The main point of the Keras model is set to stateful = True, so I also used the hidden state and cell state values of the previous mini-batch without initializing the values of the hidden state and cell state.
But my code does not drop the loss value at all, and the prediction value seems very strange. I have no idea what’s wrong. What I want to do is to start with the most basic model, so I set the value of look-ahead day and look-back day to 1.(It is the same for the Keras code.) Feature dimension is also 1.
So a shape of input_X should be (1, batch_size, 1)
Anyone, please take a look my code and point out why loss value does not reduce. The summary of keras model and pytorch code is below.
# Keras Model
def build_model(self):
# first add input to hidden1
self.model.add(LSTM(
units=120,
batch_input_shape=(672,1,1),
stateful=True)
self.model.add(Dropout(0.1))
# add dense layer with output dimension to get output for one time_step
self.model.add(Dense(units=1))
# Repeat for look_ahead steps to get outputs for look_ahead timesteps.

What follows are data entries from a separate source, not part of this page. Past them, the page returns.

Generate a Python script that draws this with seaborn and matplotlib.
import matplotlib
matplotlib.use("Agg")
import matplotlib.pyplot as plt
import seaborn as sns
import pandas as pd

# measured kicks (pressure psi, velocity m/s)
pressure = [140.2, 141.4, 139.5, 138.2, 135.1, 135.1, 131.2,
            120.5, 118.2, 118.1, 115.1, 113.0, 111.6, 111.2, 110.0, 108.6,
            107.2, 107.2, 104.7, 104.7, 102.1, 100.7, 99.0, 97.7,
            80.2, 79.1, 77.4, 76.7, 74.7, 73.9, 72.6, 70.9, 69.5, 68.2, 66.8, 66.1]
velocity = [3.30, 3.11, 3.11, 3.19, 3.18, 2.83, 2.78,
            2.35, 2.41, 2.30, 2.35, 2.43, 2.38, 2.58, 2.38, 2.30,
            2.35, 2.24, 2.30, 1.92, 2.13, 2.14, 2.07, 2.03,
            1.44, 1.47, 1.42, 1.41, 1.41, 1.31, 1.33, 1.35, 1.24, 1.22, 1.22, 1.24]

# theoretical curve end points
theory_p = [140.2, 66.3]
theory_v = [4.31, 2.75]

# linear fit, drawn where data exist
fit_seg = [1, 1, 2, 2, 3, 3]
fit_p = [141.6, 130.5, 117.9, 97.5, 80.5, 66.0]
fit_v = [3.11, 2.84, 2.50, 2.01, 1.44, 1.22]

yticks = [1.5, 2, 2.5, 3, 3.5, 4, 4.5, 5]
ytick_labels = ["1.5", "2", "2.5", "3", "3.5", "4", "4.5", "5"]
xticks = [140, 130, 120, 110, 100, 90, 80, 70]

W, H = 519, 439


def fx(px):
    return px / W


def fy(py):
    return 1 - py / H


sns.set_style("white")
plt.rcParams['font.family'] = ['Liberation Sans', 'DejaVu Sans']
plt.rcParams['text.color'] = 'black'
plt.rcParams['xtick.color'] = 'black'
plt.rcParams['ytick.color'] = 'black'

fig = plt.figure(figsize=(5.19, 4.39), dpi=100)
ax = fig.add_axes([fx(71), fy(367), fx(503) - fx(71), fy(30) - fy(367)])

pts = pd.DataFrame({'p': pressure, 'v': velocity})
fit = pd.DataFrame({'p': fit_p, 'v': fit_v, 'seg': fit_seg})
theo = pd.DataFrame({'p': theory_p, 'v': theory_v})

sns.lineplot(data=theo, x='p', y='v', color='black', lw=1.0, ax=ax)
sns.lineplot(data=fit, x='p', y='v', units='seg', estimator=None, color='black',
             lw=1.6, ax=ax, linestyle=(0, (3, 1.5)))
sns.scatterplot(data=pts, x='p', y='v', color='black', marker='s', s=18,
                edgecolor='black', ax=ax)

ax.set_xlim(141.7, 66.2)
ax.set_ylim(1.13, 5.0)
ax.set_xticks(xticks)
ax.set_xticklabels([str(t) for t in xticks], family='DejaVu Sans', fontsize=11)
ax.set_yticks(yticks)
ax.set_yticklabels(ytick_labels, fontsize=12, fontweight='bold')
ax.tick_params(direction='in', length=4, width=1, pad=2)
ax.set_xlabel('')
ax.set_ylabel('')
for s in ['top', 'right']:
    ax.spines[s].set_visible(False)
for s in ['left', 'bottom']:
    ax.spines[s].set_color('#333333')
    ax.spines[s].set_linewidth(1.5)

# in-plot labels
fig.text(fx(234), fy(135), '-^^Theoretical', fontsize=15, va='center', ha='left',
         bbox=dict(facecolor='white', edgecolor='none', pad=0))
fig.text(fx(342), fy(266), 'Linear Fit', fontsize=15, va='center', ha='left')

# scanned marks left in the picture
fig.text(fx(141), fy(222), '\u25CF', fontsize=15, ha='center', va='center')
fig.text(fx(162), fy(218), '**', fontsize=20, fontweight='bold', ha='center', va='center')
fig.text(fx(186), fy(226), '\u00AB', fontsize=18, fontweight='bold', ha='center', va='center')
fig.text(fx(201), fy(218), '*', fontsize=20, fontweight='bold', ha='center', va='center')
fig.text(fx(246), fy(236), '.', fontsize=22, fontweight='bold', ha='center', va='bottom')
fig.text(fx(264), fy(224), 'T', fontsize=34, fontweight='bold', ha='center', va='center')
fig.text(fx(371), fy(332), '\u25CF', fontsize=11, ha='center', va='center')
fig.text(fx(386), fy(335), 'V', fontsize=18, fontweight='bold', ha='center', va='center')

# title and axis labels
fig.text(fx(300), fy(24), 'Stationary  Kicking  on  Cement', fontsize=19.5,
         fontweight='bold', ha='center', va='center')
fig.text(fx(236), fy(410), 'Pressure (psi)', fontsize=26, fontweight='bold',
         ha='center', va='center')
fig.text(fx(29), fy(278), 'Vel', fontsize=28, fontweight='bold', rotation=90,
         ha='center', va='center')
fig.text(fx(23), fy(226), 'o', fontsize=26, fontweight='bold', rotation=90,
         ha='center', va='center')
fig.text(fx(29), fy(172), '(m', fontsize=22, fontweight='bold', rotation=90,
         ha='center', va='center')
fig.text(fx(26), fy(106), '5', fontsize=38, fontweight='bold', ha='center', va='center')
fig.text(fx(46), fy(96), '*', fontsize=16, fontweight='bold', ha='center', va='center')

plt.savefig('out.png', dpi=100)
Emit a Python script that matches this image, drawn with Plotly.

self.model.add(RepeatVector(1)
# add activation
self.model.add(Activation("linear"))
# compile model and print summary
self.model.compile(loss="MSE", optimizer=Adam(lr=0.02,decay= .99))
return self.model
And my pytorch code
Xtrain = torch.load('X_train.pt')
ytrain = torch.load('y_train.pt')
batch_size = 672
remained = len(Xtrain) % 672 # len(Xtrain) = 22846
new_len = len(Xtrain) - remained # new_len = 22176
# In a stateful network, you should only pass inputs with a number of samples that can be divided by the batch size
X_train = Xtrain[:new_len]
y_train = ytrain[:new_len]
# transpose for input shape
X_train = np.transpose(X_train, (1, 0, 2))
batch_X_train = X_train.reshape(-1,672,1)
y_train = np.transpose(y_train, (1, 0, 2))
batch_y_train = y_train.reshape(-1,672,1)
print(batch_X_train.shape) # (33, 672, 1)
print(batch_y_train.shape) # (33, 672, 1)
trainX_tensor = torch.FloatTensor(batch_X_train)
trainY_tensor = torch.FloatTensor(batch_y_train)
trainData = TensorDataset(trainX_tensor, trainY_tensor)
class LSTM(nn.Module):
def __init__(self, input_dim, hidden_size, out_dim, num_layers, batch_size, dropout, device):
super(LSTM, self).__init__()
self.batch_size = batch_size
self.hidden_size = hidden_size
self.num_layers = num_layers
self.dropout_p = dropout
self.device = device
self.lstm = nn.LSTM(input_dim, hidden_size, num_layers=num_layers)
self.fc1 = nn.Linear(hidden_size, hidden_size//2)
self.dropout = nn.Dropout(p = self.dropout_p)
self.fc2 = nn.Linear(hidden_size//2,out_dim)
def forward(self, x, hidden, cell):
lstm_out, (hidden, cell) = self.lstm(x, (hidden, cell))
out = self.fc1(lstm_out)
out = F.relu(out)
out = self.dropout(out)
out = self.fc2(out)
return out, hidden, cell
epoch = 5
input_dim = 1
out_dim = 1
hidden_size = 120
num_layers = 1
batch_size = 672
dropout = 0.1
learning_rate = .02
loss_function = nn.MSELoss()
model = LSTM(input_dim, hidden_size, out_dim, num_layers, batch_size, dropout, device).to(device)
optimizer = torch.optim.Adam(model.parameters(), lr=learning_rate, weight_decay=.99)
# initialize hidden and cell state
def hidden_state_init(stack_num, bsz, hidden):
hw = torch.empty(stack_num, bsz, hidden)
cw = torch.empty(stack_num, bsz, hidden)
h_state = torch.nn.init.xavier_uniform_(hw)
c_state = torch.nn.init.xavier_uniform_(cw)
return h_state,c_state
for epoch_num in range(epoch):
model.train()
y_prediction = []
loss_list = []
average_loss = 0
h_state, c_state=hidden_state_init(num_layers, batch_size,hidden_size)
for idx, data in enumerate(trainData):
X, y = data
batch_size = X.shape[0]
X = X.reshape(-1, batch_size, 1)
# For stateful
h_state = h_state.detach()
c_state = c_state.detach()
optimizer.zero_grad()
y_pred, h_state, c_state = model(X, h_state, c_state)
y_prediction.append(y_pred)
loss = loss_function(y_pred, y)
loss.backward()
optimizer.step()
average_loss += (loss.item() / 33)
loss_list.append(loss)
print(average_loss)
1.0038617777101921
1.0039293639587632
1.003980219364166
1.0042506131258877
1.0043293851794615
I’m not sure what I have to do now. Any suggestion would be really appreciated.